[Exercise details]
Without the pictures, output the records below word for word.
[BEGIN Dataset excerpts]
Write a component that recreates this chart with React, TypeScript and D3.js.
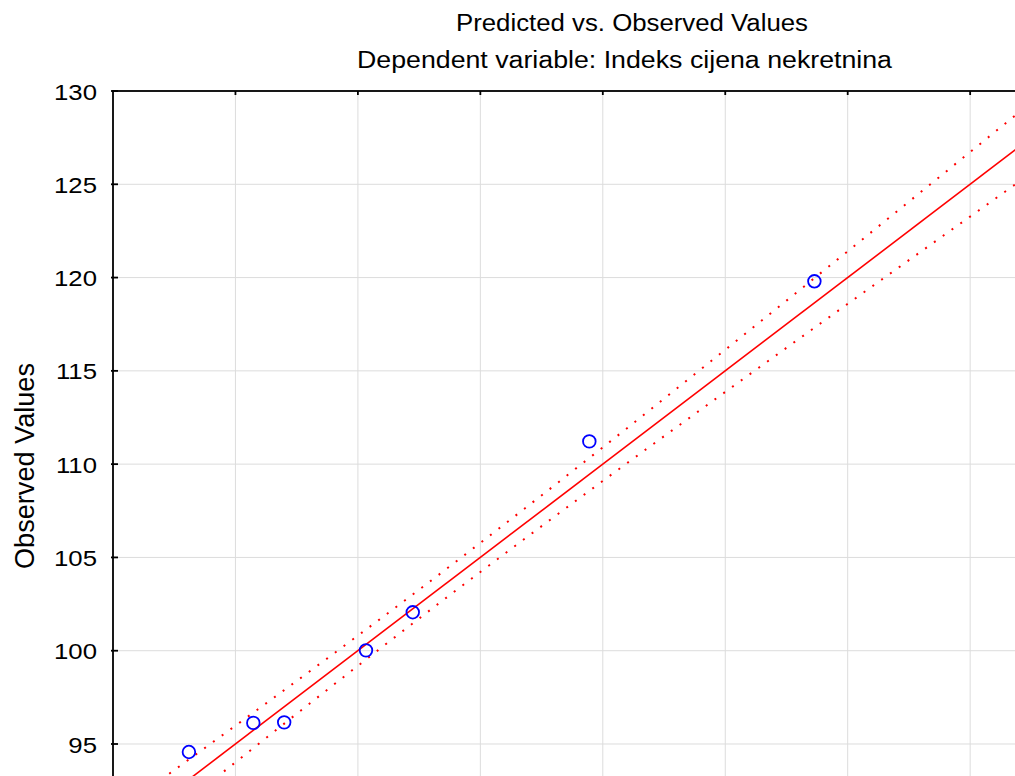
import React from "react";
import * as d3 from "d3";

const predicted = [93.1, 95.73, 96.99, 100.33, 102.24, 109.45, 118.64];
const observed = [94.57, 96.13, 96.16, 100.02, 102.06, 111.22, 119.8];

const bandX = [88, 90, 95, 100, 103.5, 105, 110, 115, 120, 125, 130, 132];
const bandHalf = [1.36, 1.24, 0.98, 0.81, 0.77, 0.78, 0.9, 1.13, 1.41, 1.73, 2.06, 2.2];

const xTicks = [95, 100, 105, 110, 115, 120, 125];
const yTicks = [95, 100, 105, 110, 115, 120, 125, 130];

const title1 = "Predicted vs. Observed Values";
const title2 = "Dependent variable: Indeks cijena nekretnina";
const yLabel = "Observed Values";

export default function App() {
  const left = 113;
  const top = 91;
  const x = d3.scaleLinear().domain([90, 130]).range([left, left + 40 * 24.49]);
  const y = d3.scaleLinear().domain([90, 130]).range([top + 40 * 18.657, top]);
  const right = x(130);
  const bottom = y(90);

  const fitLine = d3.line<number>().x((d) => x(d)).y((d) => y(d));
  const bandUpper = d3
    .line<number>()
    .x((d) => x(d))
    .y((d, i) => y(d + bandHalf[i]))
    .curve(d3.curveMonotoneX);
  const bandLower = d3
    .line<number>()
    .x((d) => x(d))
    .y((d, i) => y(d - bandHalf[i]))
    .curve(d3.curveMonotoneX);

  const font = "'Liberation Sans', Arial, sans-serif";
  const sx = 1.12;

  return (
    <svg
      width={1015}
      height={776}
      style={{ position: "fixed", left: 0, top: 0, background: "#fff" }}
    >
      <defs>
        <clipPath id="plotclip">
          <rect x={left} y={top} width={right - left} height={bottom - top} />
        </clipPath>
      </defs>
      <rect x={0} y={0} width={1015} height={776} fill="#fff" />
      {xTicks.map((t) => (
        <line key={"gx" + t} x1={x(t)} x2={x(t)} y1={top} y2={bottom} stroke="#dcdcdc" strokeWidth={1} />
      ))}
      {yTicks.map((t) => (
        <line key={"gy" + t} x1={left} x2={right} y1={y(t)} y2={y(t)} stroke="#dcdcdc" strokeWidth={1} />
      ))}
      <g clipPath="url(#plotclip)">
        <path d={fitLine([88, 132]) || ""} stroke="#ff0000" strokeWidth={1.6} fill="none" />
        <path
          d={bandUpper(bandX) || ""}
          stroke="#ff0000"
          strokeWidth={2}
          strokeDasharray="2 8.8"
          fill="none"
        />
        <path
          d={bandLower(bandX) || ""}
          stroke="#ff0000"
          strokeWidth={2}
          strokeDasharray="2 8.8"
          fill="none"
        />
        {predicted.map((p, i) => (
          <circle key={i} cx={x(p)} cy={y(observed[i])} r={6.3} fill="none" stroke="#0000ff" strokeWidth={1.8} />
        ))}
      </g>
      <rect x={left} y={top} width={right - left} height={bottom - top} fill="none" stroke="#000" strokeWidth={1.8} />
      {xTicks.map((t) => (
        <line key={"tx" + t} x1={x(t)} x2={x(t)} y1={top} y2={top + 4} stroke="#000" strokeWidth={1.8} />
      ))}
      {yTicks.map((t) => (
        <line key={"ty" + t} x1={left - 2} x2={left + 5} y1={y(t)} y2={y(t)} stroke="#000" strokeWidth={1.8} />
      ))}
      {yTicks.map((t) => (
        <text
          key={"ly" + t}
          transform={`translate(97, ${y(t) + 8.6}) scale(${sx}, 1)`}
          textAnchor="end"
          fontFamily={font}
          fontSize={23}
          fill="#000"
        >
          {t}
        </text>
      ))}
      <text
        x={632}
        y={31}
        textAnchor="middle"
        fontFamily={font}
        fontSize={23}
        textLength={352}
        lengthAdjust="spacingAndGlyphs"
        fill="#000"
      >
        {title1}
      </text>
      <text
        x={624.5}
        y={67.5}
        textAnchor="middle"
        fontFamily={font}
        fontSize={23}
        textLength={535}
        lengthAdjust="spacingAndGlyphs"
        fill="#000"
      >
        {title2}
      </text>
      <text
        transform={`translate(33.5, 466) rotate(-90)`}
        textAnchor="middle"
        fontFamily={font}
        fontSize={27}
        textLength={206}
        lengthAdjust="spacingAndGlyphs"
        fill="#000"
      >
        {yLabel}
      </text>
    </svg>
  );
}
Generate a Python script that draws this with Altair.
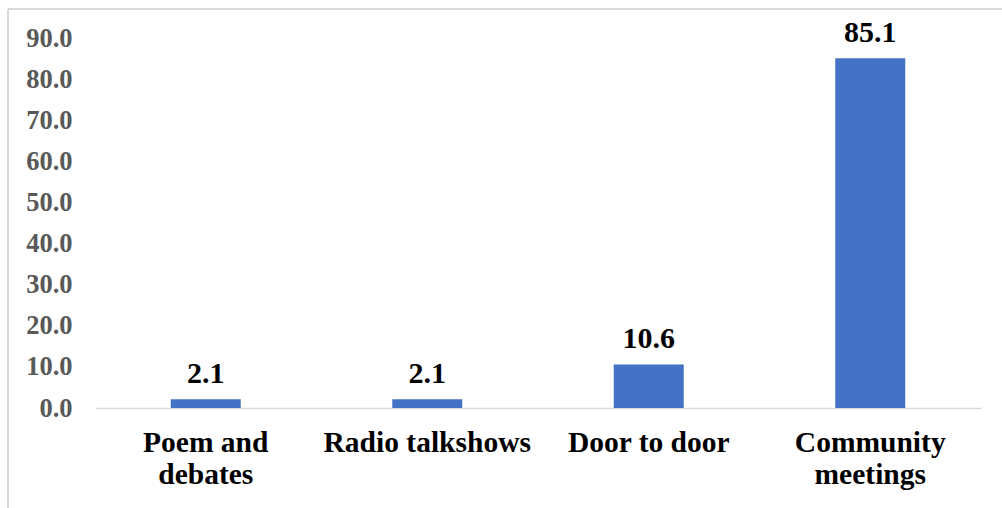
import altair as alt
import pandas as pd

categories = ["Poem and|debates", "Radio talkshows", "Door to door", "Community|meetings"]
values = [2.1, 2.1, 10.6, 85.1]
y_ticks = [0, 10, 20, 30, 40, 50, 60, 70, 80, 90]

df = pd.DataFrame({"cat": categories, "val": values})

FONT = "'Times New Roman', 'Liberation Serif', 'DejaVu Serif', serif"

x_enc = alt.X(
    "cat:N",
    sort=categories,
    scale=alt.Scale(paddingInner=0, paddingOuter=0),
    axis=alt.Axis(
        title=None,
        labelAngle=0,
        labelFont=FONT,
        labelFontSize=29.5,
        labelFontWeight="bold",
        labelColor="#000000",
        labelLimit=400,
        labelPadding=20,
        labelLineHeight=32,
        labelExpr="split(datum.label, '|')",
        ticks=False,
        domainColor="#d9d9d9",
        domainWidth=1.5,
        grid=False,
    ),
)

y_enc = alt.Y(
    "val:Q",
    scale=alt.Scale(domain=[0, 90], nice=False),
    axis=alt.Axis(
        title=None,
        values=y_ticks,
        format=".1f",
        labelFont=FONT,
        labelFontSize=26.5,
        labelFontWeight="bold",
        labelColor="#595959",
        labelPadding=23,
        ticks=False,
        domain=False,
        grid=False,
    ),
)

bars = alt.Chart(df).mark_bar(color="#4472C4", size=70).encode(x=x_enc, y=y_enc)

labels = alt.Chart(df).mark_text(
    font=FONT, fontSize=30, fontWeight="bold", color="#000000",
    baseline="alphabetic", dy=-16,
).encode(x=alt.X("cat:N", sort=categories), y="val:Q", text=alt.Text("val:Q", format=".1f"))

border_top = alt.Chart(df).mark_rule(color="#d9d9d9", strokeWidth=2, clip=False).encode(
    x=alt.value(-87), x2=alt.value(920), y=alt.value(-29)
)
border_left = alt.Chart(df).mark_rule(color="#d9d9d9", strokeWidth=2, clip=False).encode(
    x=alt.value(-87), y=alt.value(-29), y2=alt.value(480)
)

chart = alt.layer(bars, labels, border_top, border_left).properties(
    width=886,
    height=370,
    autosize=alt.AutoSizeParams(type="none"),
    padding={"left": 95, "top": 38, "right": 21, "bottom": 100},
    background="#ffffff",
).configure_view(stroke=None)

chart.save("out.html", embed_options={"renderer": "svg", "actions": False})
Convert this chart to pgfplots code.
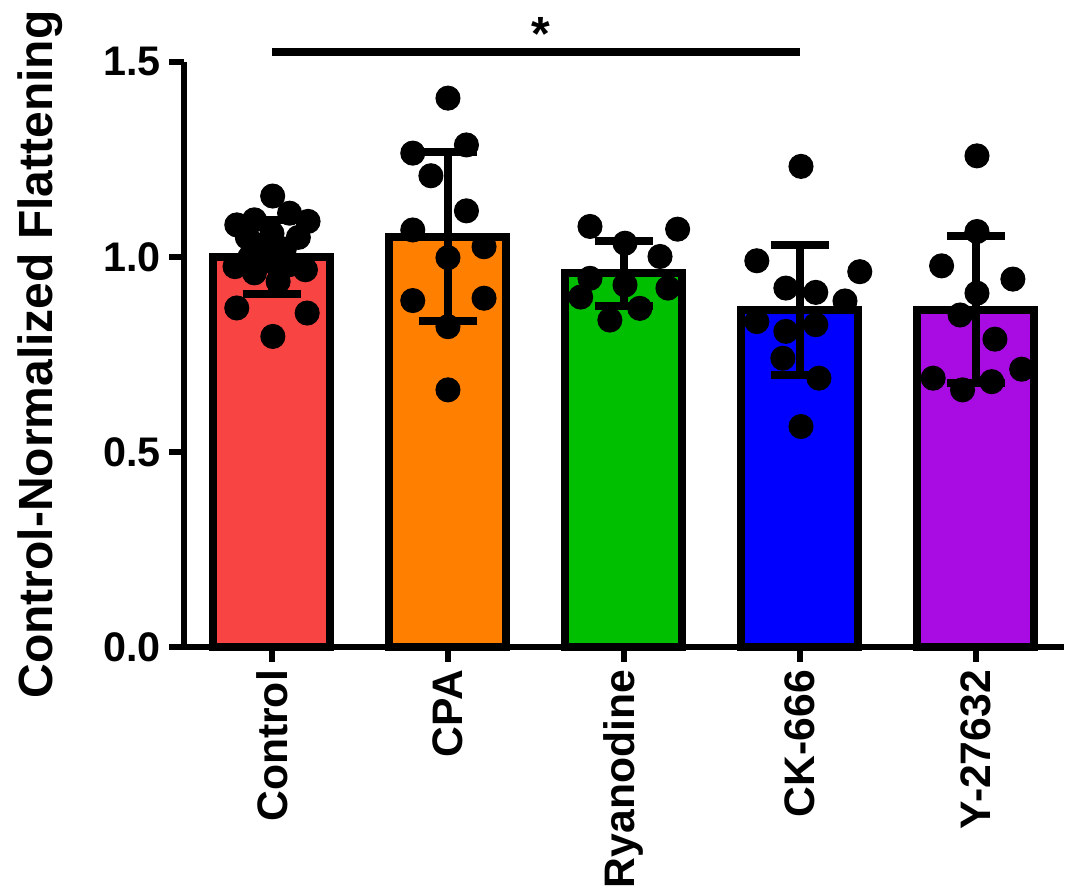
[END Dataset excerpts]
[Solution for this task]
Write a component that recreates this chart with React, TypeScript and D3.js.
import React from "react";
import * as d3 from "d3";

const predicted = [93.1, 95.73, 96.99, 100.33, 102.24, 109.45, 118.64];
const observed = [94.57, 96.13, 96.16, 100.02, 102.06, 111.22, 119.8];

const bandX = [88, 90, 95, 100, 103.5, 105, 110, 115, 120, 125, 130, 132];
const bandHalf = [1.36, 1.24, 0.98, 0.81, 0.77, 0.78, 0.9, 1.13, 1.41, 1.73, 2.06, 2.2];

const xTicks = [95, 100, 105, 110, 115, 120, 125];
const yTicks = [95, 100, 105, 110, 115, 120, 125, 130];

const title1 = "Predicted vs. Observed Values";
const title2 = "Dependent variable: Indeks cijena nekretnina";
const yLabel = "Observed Values";

export default function App() {
  const left = 113;
  const top = 91;
  const x = d3.scaleLinear().domain([90, 130]).range([left, left + 40 * 24.49]);
  const y = d3.scaleLinear().domain([90, 130]).range([top + 40 * 18.657, top]);
  const right = x(130);
  const bottom = y(90);

  const fitLine = d3.line<number>().x((d) => x(d)).y((d) => y(d));
  const bandUpper = d3
    .line<number>()
    .x((d) => x(d))
    .y((d, i) => y(d + bandHalf[i]))
    .curve(d3.curveMonotoneX);
  const bandLower = d3
    .line<number>()
    .x((d) => x(d))
    .y((d, i) => y(d - bandHalf[i]))
    .curve(d3.curveMonotoneX);

  const font = "'Liberation Sans', Arial, sans-serif";
  const sx = 1.12;

  return (
    <svg
      width={1015}
      height={776}
      style={{ position: "fixed", left: 0, top: 0, background: "#fff" }}
    >
      <defs>
        <clipPath id="plotclip">
          <rect x={left} y={top} width={right - left} height={bottom - top} />
        </clipPath>
      </defs>
      <rect x={0} y={0} width={1015} height={776} fill="#fff" />
      {xTicks.map((t) => (
        <line key={"gx" + t} x1={x(t)} x2={x(t)} y1={top} y2={bottom} stroke="#dcdcdc" strokeWidth={1} />
      ))}
      {yTicks.map((t) => (
        <line key={"gy" + t} x1={left} x2={right} y1={y(t)} y2={y(t)} stroke="#dcdcdc" strokeWidth={1} />
      ))}
      <g clipPath="url(#plotclip)">
        <path d={fitLine([88, 132]) || ""} stroke="#ff0000" strokeWidth={1.6} fill="none" />
        <path
          d={bandUpper(bandX) || ""}
          stroke="#ff0000"
          strokeWidth={2}
          strokeDasharray="2 8.8"
          fill="none"
        />
        <path
          d={bandLower(bandX) || ""}
          stroke="#ff0000"
          strokeWidth={2}
          strokeDasharray="2 8.8"
          fill="none"
        />
        {predicted.map((p, i) => (
          <circle key={i} cx={x(p)} cy={y(observed[i])} r={6.3} fill="none" stroke="#0000ff" strokeWidth={1.8} />
        ))}
      </g>
      <rect x={left} y={top} width={right - left} height={bottom - top} fill="none" stroke="#000" strokeWidth={1.8} />
      {xTicks.map((t) => (
        <line key={"tx" + t} x1={x(t)} x2={x(t)} y1={top} y2={top + 4} stroke="#000" strokeWidth={1.8} />
      ))}
      {yTicks.map((t) => (
        <line key={"ty" + t} x1={left - 2} x2={left + 5} y1={y(t)} y2={y(t)} stroke="#000" strokeWidth={1.8} />
      ))}
      {yTicks.map((t) => (
        <text
          key={"ly" + t}
          transform={`translate(97, ${y(t) + 8.6}) scale(${sx}, 1)`}
          textAnchor="end"
          fontFamily={font}
          fontSize={23}
          fill="#000"
        >
          {t}
        </text>
      ))}
      <text
        x={632}
        y={31}
        textAnchor="middle"
        fontFamily={font}
        fontSize={23}
        textLength={352}
        lengthAdjust="spacingAndGlyphs"
        fill="#000"
      >
        {title1}
      </text>
      <text
        x={624.5}
        y={67.5}
        textAnchor="middle"
        fontFamily={font}
        fontSize={23}
        textLength={535}
        lengthAdjust="spacingAndGlyphs"
        fill="#000"
      >
        {title2}
      </text>
      <text
        transform={`translate(33.5, 466) rotate(-90)`}
        textAnchor="middle"
        fontFamily={font}
        fontSize={27}
        textLength={206}
        lengthAdjust="spacingAndGlyphs"
        fill="#000"
      >
        {yLabel}
      </text>
    </svg>
  );
}
Generate a Python script that draws this with Altair.
import altair as alt
import pandas as pd

categories = ["Poem and|debates", "Radio talkshows", "Door to door", "Community|meetings"]
values = [2.1, 2.1, 10.6, 85.1]
y_ticks = [0, 10, 20, 30, 40, 50, 60, 70, 80, 90]

df = pd.DataFrame({"cat": categories, "val": values})

FONT = "'Times New Roman', 'Liberation Serif', 'DejaVu Serif', serif"

x_enc = alt.X(
    "cat:N",
    sort=categories,
    scale=alt.Scale(paddingInner=0, paddingOuter=0),
    axis=alt.Axis(
        title=None,
        labelAngle=0,
        labelFont=FONT,
        labelFontSize=29.5,
        labelFontWeight="bold",
        labelColor="#000000",
        labelLimit=400,
        labelPadding=20,
        labelLineHeight=32,
        labelExpr="split(datum.label, '|')",
        ticks=False,
        domainColor="#d9d9d9",
        domainWidth=1.5,
        grid=False,
    ),
)

y_enc = alt.Y(
    "val:Q",
    scale=alt.Scale(domain=[0, 90], nice=False),
    axis=alt.Axis(
        title=None,
        values=y_ticks,
        format=".1f",
        labelFont=FONT,
        labelFontSize=26.5,
        labelFontWeight="bold",
        labelColor="#595959",
        labelPadding=23,
        ticks=False,
        domain=False,
        grid=False,
    ),
)

bars = alt.Chart(df).mark_bar(color="#4472C4", size=70).encode(x=x_enc, y=y_enc)

labels = alt.Chart(df).mark_text(
    font=FONT, fontSize=30, fontWeight="bold", color="#000000",
    baseline="alphabetic", dy=-16,
).encode(x=alt.X("cat:N", sort=categories), y="val:Q", text=alt.Text("val:Q", format=".1f"))

border_top = alt.Chart(df).mark_rule(color="#d9d9d9", strokeWidth=2, clip=False).encode(
    x=alt.value(-87), x2=alt.value(920), y=alt.value(-29)
)
border_left = alt.Chart(df).mark_rule(color="#d9d9d9", strokeWidth=2, clip=False).encode(
    x=alt.value(-87), y=alt.value(-29), y2=alt.value(480)
)

chart = alt.layer(bars, labels, border_top, border_left).properties(
    width=886,
    height=370,
    autosize=alt.AutoSizeParams(type="none"),
    padding={"left": 95, "top": 38, "right": 21, "bottom": 100},
    background="#ffffff",
).configure_view(stroke=None)

chart.save("out.html", embed_options={"renderer": "svg", "actions": False})
Convert this chart to pgfplots code.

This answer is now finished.